- AIM
Reproduce exactly the lines from the line with "Recreate this image" through the line with "grey_txt = '#555555'", both included, and no other lines.

- RAW DATA
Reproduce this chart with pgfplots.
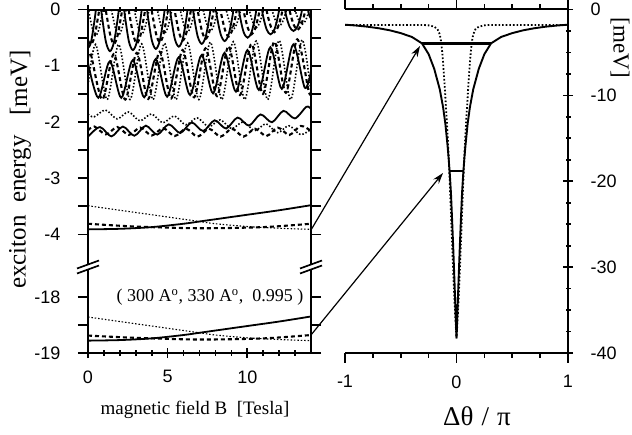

==

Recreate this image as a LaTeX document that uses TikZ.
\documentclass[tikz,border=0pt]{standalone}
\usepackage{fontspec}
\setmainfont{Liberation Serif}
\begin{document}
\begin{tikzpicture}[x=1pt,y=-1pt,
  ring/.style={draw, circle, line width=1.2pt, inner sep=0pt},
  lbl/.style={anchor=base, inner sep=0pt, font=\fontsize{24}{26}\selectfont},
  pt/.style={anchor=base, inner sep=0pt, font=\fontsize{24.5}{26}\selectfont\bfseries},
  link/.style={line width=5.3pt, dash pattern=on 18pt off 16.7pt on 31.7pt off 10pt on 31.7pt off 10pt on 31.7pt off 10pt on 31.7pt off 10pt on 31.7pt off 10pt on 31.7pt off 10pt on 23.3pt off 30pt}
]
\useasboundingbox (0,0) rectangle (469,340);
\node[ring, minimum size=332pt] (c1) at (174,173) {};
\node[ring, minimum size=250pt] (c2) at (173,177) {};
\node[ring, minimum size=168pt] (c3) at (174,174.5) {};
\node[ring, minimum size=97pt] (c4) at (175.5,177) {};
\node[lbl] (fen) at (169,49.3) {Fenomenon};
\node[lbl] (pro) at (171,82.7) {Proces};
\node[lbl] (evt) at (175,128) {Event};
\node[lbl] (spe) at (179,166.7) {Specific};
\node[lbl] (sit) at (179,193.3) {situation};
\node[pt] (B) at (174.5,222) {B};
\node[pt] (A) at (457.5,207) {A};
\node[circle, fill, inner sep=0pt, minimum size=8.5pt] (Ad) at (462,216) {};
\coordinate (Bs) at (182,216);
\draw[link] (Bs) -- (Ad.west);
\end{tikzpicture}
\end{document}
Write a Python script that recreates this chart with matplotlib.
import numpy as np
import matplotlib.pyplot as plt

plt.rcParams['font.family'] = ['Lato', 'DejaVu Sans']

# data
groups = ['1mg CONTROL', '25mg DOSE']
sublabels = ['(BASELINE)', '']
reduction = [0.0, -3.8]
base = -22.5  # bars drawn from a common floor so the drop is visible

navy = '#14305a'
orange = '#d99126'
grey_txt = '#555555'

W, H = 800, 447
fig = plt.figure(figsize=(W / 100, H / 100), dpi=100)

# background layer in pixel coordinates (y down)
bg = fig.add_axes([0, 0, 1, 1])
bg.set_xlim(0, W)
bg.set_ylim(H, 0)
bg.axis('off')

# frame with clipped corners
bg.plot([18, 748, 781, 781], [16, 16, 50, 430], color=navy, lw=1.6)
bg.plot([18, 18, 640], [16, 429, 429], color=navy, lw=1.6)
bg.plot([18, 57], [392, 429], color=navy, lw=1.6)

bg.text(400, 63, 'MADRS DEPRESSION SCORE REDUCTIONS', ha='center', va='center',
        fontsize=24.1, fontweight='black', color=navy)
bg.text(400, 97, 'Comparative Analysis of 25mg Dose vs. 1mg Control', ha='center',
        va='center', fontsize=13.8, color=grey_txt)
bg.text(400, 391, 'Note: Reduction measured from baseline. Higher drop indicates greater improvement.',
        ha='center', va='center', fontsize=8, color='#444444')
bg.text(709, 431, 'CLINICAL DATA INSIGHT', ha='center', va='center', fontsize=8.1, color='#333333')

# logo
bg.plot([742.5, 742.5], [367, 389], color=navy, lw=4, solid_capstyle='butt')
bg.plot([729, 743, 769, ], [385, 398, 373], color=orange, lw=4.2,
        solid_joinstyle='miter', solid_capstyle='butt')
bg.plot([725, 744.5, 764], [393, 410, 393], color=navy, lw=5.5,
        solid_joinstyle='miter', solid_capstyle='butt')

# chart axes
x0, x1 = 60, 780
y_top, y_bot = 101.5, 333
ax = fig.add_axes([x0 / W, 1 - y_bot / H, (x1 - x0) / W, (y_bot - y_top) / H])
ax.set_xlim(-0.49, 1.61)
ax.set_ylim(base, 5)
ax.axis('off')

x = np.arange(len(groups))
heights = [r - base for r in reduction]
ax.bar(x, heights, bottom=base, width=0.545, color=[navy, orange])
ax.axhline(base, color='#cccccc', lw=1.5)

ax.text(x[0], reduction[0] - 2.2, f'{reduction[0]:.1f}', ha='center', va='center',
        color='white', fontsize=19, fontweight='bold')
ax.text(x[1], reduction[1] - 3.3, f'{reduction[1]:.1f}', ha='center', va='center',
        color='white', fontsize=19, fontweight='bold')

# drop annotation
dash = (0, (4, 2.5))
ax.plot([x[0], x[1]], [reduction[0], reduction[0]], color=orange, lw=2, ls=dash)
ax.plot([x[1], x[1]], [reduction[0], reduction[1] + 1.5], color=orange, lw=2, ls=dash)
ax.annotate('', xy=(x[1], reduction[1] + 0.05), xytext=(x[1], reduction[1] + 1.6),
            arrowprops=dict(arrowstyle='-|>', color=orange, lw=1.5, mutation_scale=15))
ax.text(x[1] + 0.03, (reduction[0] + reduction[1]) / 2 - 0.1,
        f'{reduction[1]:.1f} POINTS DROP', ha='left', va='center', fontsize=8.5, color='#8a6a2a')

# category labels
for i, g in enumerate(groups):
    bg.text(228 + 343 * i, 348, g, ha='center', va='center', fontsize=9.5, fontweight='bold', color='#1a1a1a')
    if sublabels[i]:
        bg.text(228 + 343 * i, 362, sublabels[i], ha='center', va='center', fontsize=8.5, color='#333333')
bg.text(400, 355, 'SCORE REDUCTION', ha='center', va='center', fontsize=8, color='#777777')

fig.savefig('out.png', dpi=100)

- SOLUTION
Recreate this image as a LaTeX document that uses TikZ.
\documentclass[tikz,border=0pt]{standalone}
\usepackage{fontspec}
\setmainfont{Liberation Serif}
\begin{document}
\begin{tikzpicture}[x=1pt,y=-1pt,
  ring/.style={draw, circle, line width=1.2pt, inner sep=0pt},
  lbl/.style={anchor=base, inner sep=0pt, font=\fontsize{24}{26}\selectfont},
  pt/.style={anchor=base, inner sep=0pt, font=\fontsize{24.5}{26}\selectfont\bfseries},
  link/.style={line width=5.3pt, dash pattern=on 18pt off 16.7pt on 31.7pt off 10pt on 31.7pt off 10pt on 31.7pt off 10pt on 31.7pt off 10pt on 31.7pt off 10pt on 31.7pt off 10pt on 23.3pt off 30pt}
]
\useasboundingbox (0,0) rectangle (469,340);
\node[ring, minimum size=332pt] (c1) at (174,173) {};
\node[ring, minimum size=250pt] (c2) at (173,177) {};
\node[ring, minimum size=168pt] (c3) at (174,174.5) {};
\node[ring, minimum size=97pt] (c4) at (175.5,177) {};
\node[lbl] (fen) at (169,49.3) {Fenomenon};
\node[lbl] (pro) at (171,82.7) {Proces};
\node[lbl] (evt) at (175,128) {Event};
\node[lbl] (spe) at (179,166.7) {Specific};
\node[lbl] (sit) at (179,193.3) {situation};
\node[pt] (B) at (174.5,222) {B};
\node[pt] (A) at (457.5,207) {A};
\node[circle, fill, inner sep=0pt, minimum size=8.5pt] (Ad) at (462,216) {};
\coordinate (Bs) at (182,216);
\draw[link] (Bs) -- (Ad.west);
\end{tikzpicture}
\end{document}
Write a Python script that recreates this chart with matplotlib.
import numpy as np
import matplotlib.pyplot as plt

plt.rcParams['font.family'] = ['Lato', 'DejaVu Sans']

# data
groups = ['1mg CONTROL', '25mg DOSE']
sublabels = ['(BASELINE)', '']
reduction = [0.0, -3.8]
base = -22.5  # bars drawn from a common floor so the drop is visible

navy = '#14305a'
orange = '#d99126'
grey_txt = '#555555'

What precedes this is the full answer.